Double Fudge
- First edition
- Author: Judy Blume
- Language: English
- Series: Fudge series
- Genre: Children's novel
- Published: 2002
- Publisher: Dutton
- Publication place: United States
- Media type: Print (Paperback)
- Pages: 213
- ISBN: 0-525-46926-5
- OCLC: 49664589
- LC Class: PZ7.B6265 Do 2002
- Preceded by: Fudge-A-Mania

= Double Fudge =

2002 children's novel by Judy Blume

Double Fudge is a 2002 children's novel by Judy Blume and the fifth and final entry in the Fudge series. The Hatcher family goes to Washington, D.C. where they spend time with their extended family, and Fudge finds out that his cousin is also named Farley Drexel Hatcher. His interest in money is a common theme throughout the story.

==Plot==
As the story begins, Fudge, who is still five years old, develops an obsessive and greedy love for money, irritating his twelve-year-old brother, Peter, to no end. After some discussion, the family decides to take him to the Bureau of Engraving and Printing in Washington, D.C. for a long weekend to show how money is made, hoping that his obsession will stop there.

That plan backfires when instead, the family unexpectedly meets up with their long-lost cousins, who also have the last name of Hatcher (but who, for the purposes of the story, are known as the Howie Hatchers): Howie, a park ranger who resides in Hawaii and is traveling the country, his pregnant wife, Eudora, their perfect, slightly overindulged twelve-year-old identical twin daughters Flora and Fauna (who are sometimes nicknamed the "Natural Beauties" and "Heavenly Hatchers") and three-year-old Farley Drexel Hatcher, which is also Fudge's real name. Peter dubs him "Mini", and the nickname sticks. The Hatchers find themselves stuck with their cousins, who invite themselves to move in with them for weeks in their Upper West Side apartment.

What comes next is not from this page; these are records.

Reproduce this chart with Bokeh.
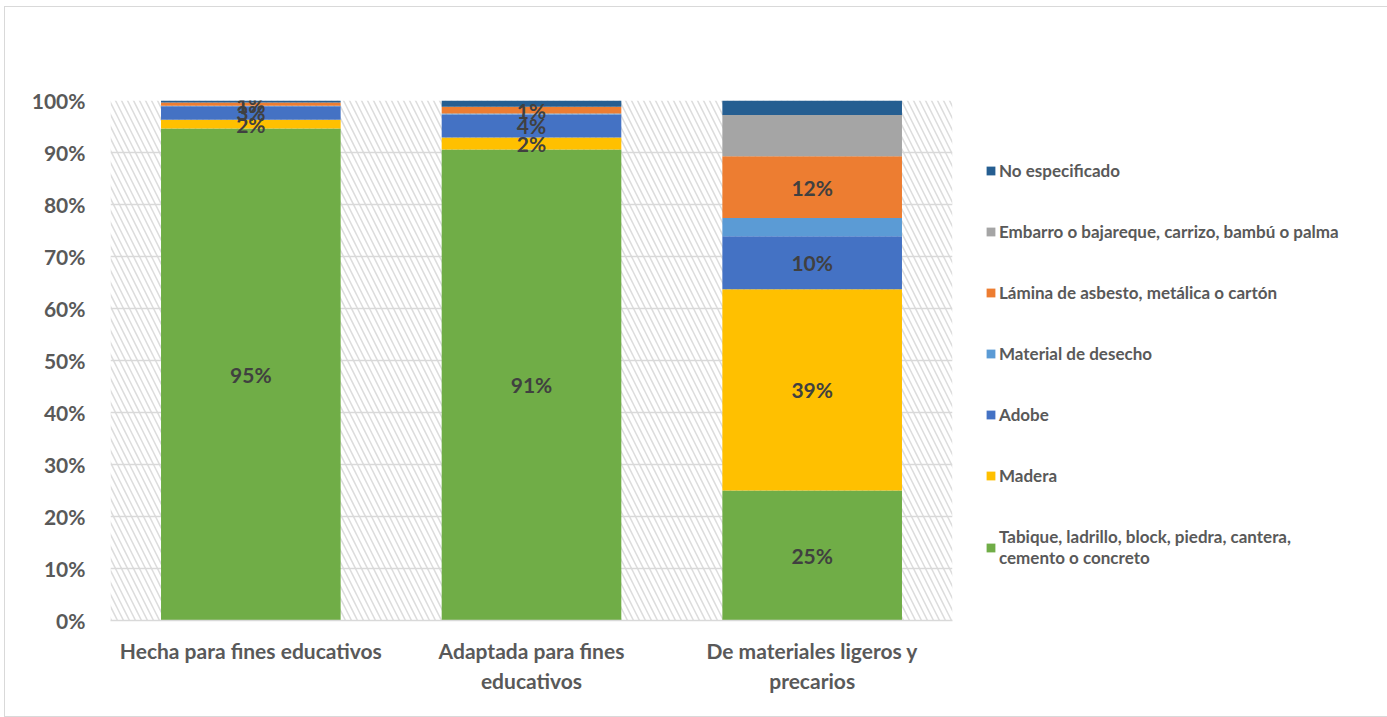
import pandas as pd
from bokeh.plotting import figure
from bokeh.models import (Legend, LegendItem, FixedTicker, Grid, NumeralTickFormatter,
                          ColumnDataSource, BoxAnnotation, Range1d)
from bokeh.core.properties import value
from bokeh.embed import file_html
from bokeh.resources import INLINE

categories = ["Hecha para fines educativos", "Adaptada para fines\neducativos",
              "De materiales ligeros y\nprecarios"]
series_names = ["Tabique, ladrillo, block, piedra, cantera,\ncemento o concreto", "Madera", "Adobe",
                "Material de desecho", "Lámina de asbesto, metálica o cartón",
                "Embarro o bajareque, carrizo, bambú o palma", "No especificado"]
tabique = [0.946, 0.906, 0.250]
madera = [0.017, 0.023, 0.387]
adobe = [0.026, 0.044, 0.102]
desecho = [0.001, 0.002, 0.035]
lamina = [0.006, 0.013, 0.119]
embarro = [0.000, 0.000, 0.079]
no_especificado = [0.004, 0.012, 0.028]
colors = ["#70AD47", "#FFC000", "#4472C4", "#5B9BD5", "#ED7D31", "#A5A5A5", "#255E91"]
labeled = [True, True, True, False, True, False, False]
y_ticks = [0.0, 0.1, 0.2, 0.3, 0.4, 0.5, 0.6, 0.7, 0.8, 0.9, 1.0]

keys = ["tabique", "madera", "adobe", "desecho", "lamina", "embarro", "no_esp"]
df = pd.DataFrame({"cat": categories, "tabique": tabique, "madera": madera, "adobe": adobe,
                   "desecho": desecho, "lamina": lamina, "embarro": embarro,
                   "no_esp": no_especificado})
source = ColumnDataSource(df)

FONT = "Lato"
TXT = "#595959"

p = figure(x_range=categories, y_range=Range1d(0, 1), frame_width=842, frame_height=520,
           output_backend="svg", toolbar_location=None,
           min_border_left=105, min_border_right=430, min_border_top=93, min_border_bottom=96)
p.margin = (7, 0, 0, 5)
p.styles = {"outline": "1px solid #d9d9d9"}
p.outline_line_color = None
p.background_fill_color = "white"

# hatched plot area
p.add_layout(BoxAnnotation(bottom=0, top=1, fill_color=None, fill_alpha=0, line_color=None,
                           hatch_pattern="\\", hatch_color="#dcdcdc", hatch_scale=12,
                           hatch_weight=1.5, level="underlay"))
p.xgrid.grid_line_color = None
p.ygrid.grid_line_color = None
p.add_layout(Grid(dimension=1, ticker=FixedTicker(ticks=y_ticks), grid_line_color="#d9d9d9",
                  grid_line_width=1.5))

renderers = p.vbar_stack(keys, x="cat", width=0.64, color=colors, line_color=None, source=source)

# data labels
lab_x, lab_y, lab_t = [], [], []
for j, c in enumerate(categories):
    bottom = 0.0
    for k, key in enumerate(keys):
        v = df[key][j]
        if labeled[k] and v > 0:
            lab_x.append(c)
            lab_y.append(bottom + v / 2)
            lab_t.append(f"{int(v * 100 + 0.5)}%")
        bottom += v
p.text(x=lab_x, y=lab_y, text=lab_t, text_align="center", text_baseline="middle",
       text_font=value(FONT), text_font_style="bold", text_font_size="21px", text_color="#404040")

# axes
p.yaxis.ticker = FixedTicker(ticks=y_ticks)
p.yaxis.formatter = NumeralTickFormatter(format="0%")
for ax in (p.xaxis[0], p.yaxis[0]):
    ax.major_label_text_font = FONT
    ax.major_label_text_font_style = "bold"
    ax.major_label_text_font_size = "21px"
    ax.major_label_text_color = TXT
    ax.major_tick_line_color = None
    ax.minor_tick_line_color = None
p.yaxis.axis_line_color = None
p.yaxis.major_label_standoff = 19
p.xaxis.axis_line_color = "#d9d9d9"
p.xaxis.axis_line_width = 1.5
p.xaxis.major_label_standoff = 11

items = [LegendItem(label=series_names[k], renderers=[renderers[k]]) for k in range(len(keys) - 1, -1, -1)]
legend = Legend(items=items, location=(33, 52), orientation="vertical",
                label_text_font=FONT, label_text_font_style="bold", label_text_font_size="17px",
                label_text_color=TXT, glyph_width=11, glyph_height=11, label_standoff=3,
                spacing=40, padding=0, margin=0, border_line_color=None, background_fill_alpha=0,
                label_height=20)
p.add_layout(legend, "right")

open("out.html", "w").write(file_html(p, INLINE))
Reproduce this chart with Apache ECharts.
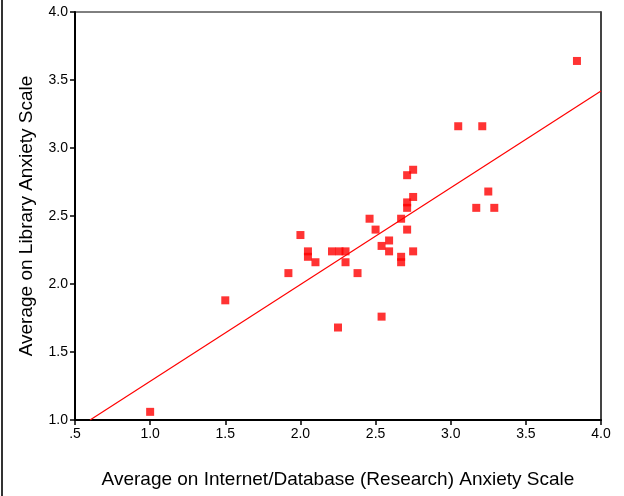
<!DOCTYPE html>
<html>
<head>
<meta charset="utf-8">
<script src="https://cdn.jsdelivr.net/npm/echarts@6/dist/echarts.min.js"></script>
<style>
  html, body { margin: 0; padding: 0; background: #fff; }
  #chart { width: 624px; height: 496px; }
</style>
</head>
<body>
<div id="chart"></div>
<script>
// Internet/Database anxiety (x) vs Library anxiety (y), one pair per respondent
const xValues = [1.0, 1.5, 1.92, 2.0, 2.05, 2.05, 2.1, 2.21, 2.26, 2.3, 2.3, 2.38, 2.25,
  2.46, 2.5, 2.54, 2.59, 2.59, 2.54, 2.67, 2.67, 2.67, 2.71, 2.71, 2.71, 2.71, 2.75, 2.75, 2.75,
  3.05, 3.21, 3.17, 3.25, 3.29, 3.84];
const yValues = [1.06, 1.88, 2.08, 2.36, 2.24, 2.2, 2.16, 2.24, 2.24, 2.24, 2.16, 2.08, 1.68,
  2.48, 2.4, 2.28, 2.32, 2.24, 1.76, 2.2, 2.16, 2.48, 2.4, 2.6, 2.56, 2.8, 2.84, 2.64, 2.24,
  3.16, 3.16, 2.56, 2.68, 2.56, 3.64];
// fitted regression line end points
const fitX = [0.6, 4.0];
const fitY = [1.0, 3.42];

const points = xValues.map((x, i) => [x, yValues[i]]);
const fitLine = fitX.map((x, i) => [x, fitY[i]]);

const labelFont = { color: '#000', fontSize: 14, fontFamily: 'Liberation Sans, Arial, sans-serif' };
const titleFont = { color: '#000', fontSize: 19, fontFamily: 'Liberation Sans, Arial, sans-serif' };

const chart = echarts.init(document.getElementById('chart'));
chart.setOption({
  animation: false,
  backgroundColor: '#fff',
  grid: {
    left: 75, right: 23, top: 12, bottom: 76,
    show: true, borderColor: '#000', borderWidth: 1
  },
  xAxis: {
    type: 'value', min: 0.5, max: 4.0, interval: 0.5,
    splitLine: { show: false },
    axisLine: { lineStyle: { color: '#000', width: 2 } },
    axisTick: { length: 5, lineStyle: { color: '#000', width: 1.5 } },
    axisLabel: Object.assign({
      margin: 7,
      // SPSS style: leading zero dropped
      formatter: v => v === 0.5 ? '.5' : v.toFixed(1)
    }, labelFont),
    name: 'Average on Internet/Database (Research) Anxiety Scale',
    nameLocation: 'middle', nameGap: 50,
    nameTextStyle: titleFont
  },
  yAxis: [
    {
      type: 'value', min: 1.0, max: 4.0, interval: 0.5,
      splitLine: { show: false },
      axisLine: { show: true, lineStyle: { color: '#000', width: 2 } },
      axisTick: { show: true, length: 5, lineStyle: { color: '#000', width: 1.5 } },
      axisLabel: Object.assign({ margin: 7, formatter: v => v.toFixed(1) }, labelFont),
      name: 'Average on Library Anxiety Scale',
      nameLocation: 'middle', nameGap: 39,
      nameTextStyle: titleFont
    },
    {
      // right frame edge, drawn heavier and grey like the original
      type: 'value', position: 'right', min: 1.0, max: 4.0, interval: 0.5,
      splitLine: { show: false },
      axisLine: { show: true, lineStyle: { color: '#444', width: 2 } },
      axisTick: { show: false },
      axisLabel: { show: false }
    }
  ],
  graphic: [
    { type: 'line', shape: { x1: 2, y1: 0, x2: 2, y2: 496 }, style: { stroke: '#333', lineWidth: 2 } }
  ],
  series: [
    {
      type: 'line',
      data: fitLine,
      showSymbol: false,
      clip: true,
      lineStyle: { color: '#ff0000', width: 1.2 },
      z: 2
    },
    {
      type: 'scatter',
      data: points,
      symbol: 'rect',
      symbolSize: 8,
      itemStyle: { color: '#ff0000' },
      z: 3
    }
  ]
});
</script>
</body>
</html>
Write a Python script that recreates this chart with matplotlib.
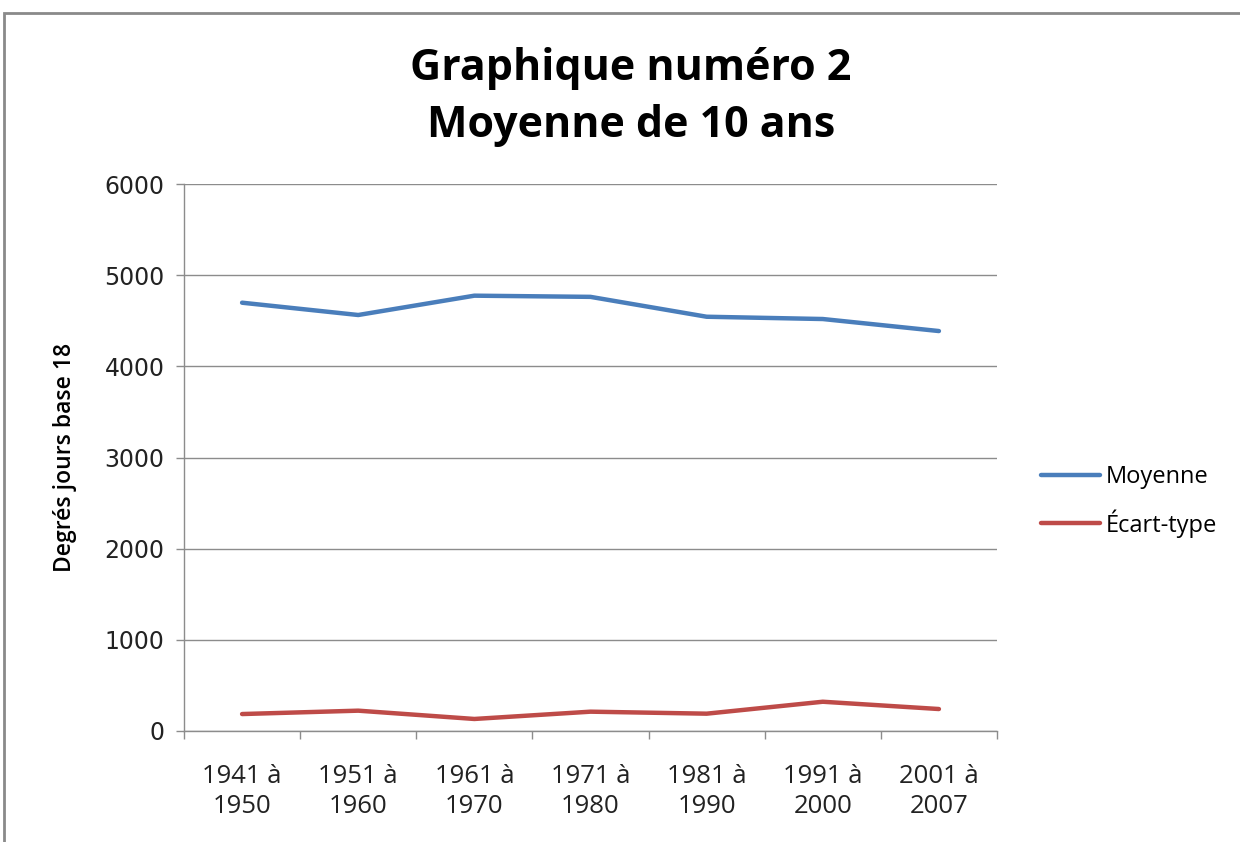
import matplotlib
matplotlib.use('Agg')
import matplotlib.pyplot as plt
from matplotlib.patches import Rectangle

categories = ['1941 à\n1950', '1951 à\n1960', '1961 à\n1970', '1971 à\n1980',
              '1981 à\n1990', '1991 à\n2000', '2001 à\n2007']
moyenne = [4698, 4563, 4775, 4762, 4544, 4519, 4387]
ecart_type = [186, 223, 132, 212, 190, 321, 241]
y_ticks = [0, 1000, 2000, 3000, 4000, 5000, 6000]

blue = '#4A7EBB'
red = '#BE4B48'
grid_c = '#8C8C8C'

fig = plt.figure(figsize=(12.4, 8.42), dpi=100)
fig.patches.append(Rectangle((4 / 1240, -0.1), 1.2, 1 - 13 / 842 + 0.1,
                             transform=fig.transFigure, fill=False,
                             edgecolor='#8A8A8A', linewidth=2))

ax = fig.add_axes([184 / 1240, 1 - 731 / 842, 813 / 1240, 547 / 842])
x = list(range(len(categories)))
ax.plot(x, moyenne, color=blue, lw=3.2, label='Moyenne', solid_capstyle='round')
ax.plot(x, ecart_type, color=red, lw=3.2, label='Écart-type', solid_capstyle='round')

ax.set_xlim(-0.5, len(categories) - 0.5)
ax.set_ylim(0, 6000)
ax.set_yticks(y_ticks)
ax.set_yticklabels([str(v) for v in y_ticks], fontsize=17, color='#222222')
ax.yaxis.grid(True, color=grid_c, lw=1)
ax.set_axisbelow(True)

ax.set_xticks([i + 0.5 for i in range(-1, len(categories))])
ax.set_xticklabels([])
ax.set_xticks(x, minor=True)
ax.set_xticklabels(categories, minor=True, fontsize=18.5, family='Open Sans',
                   color='#222222', linespacing=1.25)
ax.tick_params(axis='x', which='major', length=6, color=grid_c, width=1)
ax.tick_params(axis='x', which='minor', length=0, pad=24)
ax.tick_params(axis='y', length=6, color=grid_c, width=1, pad=8)

for s in ['top', 'right']:
    ax.spines[s].set_visible(False)
for s in ['left', 'bottom']:
    ax.spines[s].set_color(grid_c)
    ax.spines[s].set_linewidth(1)

ax.set_ylabel('Degrés jours base 18', fontsize=16.5, family='Open Sans',
              fontweight='semibold', labelpad=20)

fig.text(0.509, 1 - 97 / 842, 'Graphique numéro 2\nMoyenne de 10 ans',
         ha='center', va='center', fontsize=31, fontweight='bold',
         family='Open Sans', linespacing=1.4)

ax.legend(loc='center left', bbox_to_anchor=(1.028, 0.42), frameon=False,
          prop={'family': 'Open Sans', 'size': 17}, handlelength=2.5,
          labelspacing=0.85, handletextpad=0.25)

fig.savefig('out.png', dpi=100)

Peter is also having a rough time throughout the story because his best friend, Jimmy Fargo, has left the Upper West Side and moved "far off" to SoHo on the other side of Manhattan, although they still get to go to the same school, where they are both in the seventh grade, while Fudge is in the "Mixed" group, along with his new friend, Melissa Beth Miller.

Near the end of the story, in a semi-homage to the ending of the first novel, Mini swallows Fudge's baby tooth that just fell out, making money-obsessed Fudge furious because he was planning to get a dollar for it from the tooth fairy.

After the Howie Hatchers finally leave, Fudge throws a temper tantrum over what Mini did, saying he hated him. This leads to Peter telling Fudge that he felt the same way when Fudge swallowed his pet turtle, Dribble, in Tales of a Fourth Grade Nothing. Genuinely surprised at this news, Fudge thinks about this and finally realizes that he hasn't been a very good brother after all.

==Publication history==
Double Fudge was first published by Dutton in September 2002. An audiobook was released by Listening Library the same year, narrated by Blume.

==Reception==
Publishers Weekly gave the book a positive review, stating that fans of the previous books in the series will welcome it, and describing it as a cheerful read. Conversely, Kirkus Reviews gave it a negative review, describing it as being too busy and "surprisingly unfunny".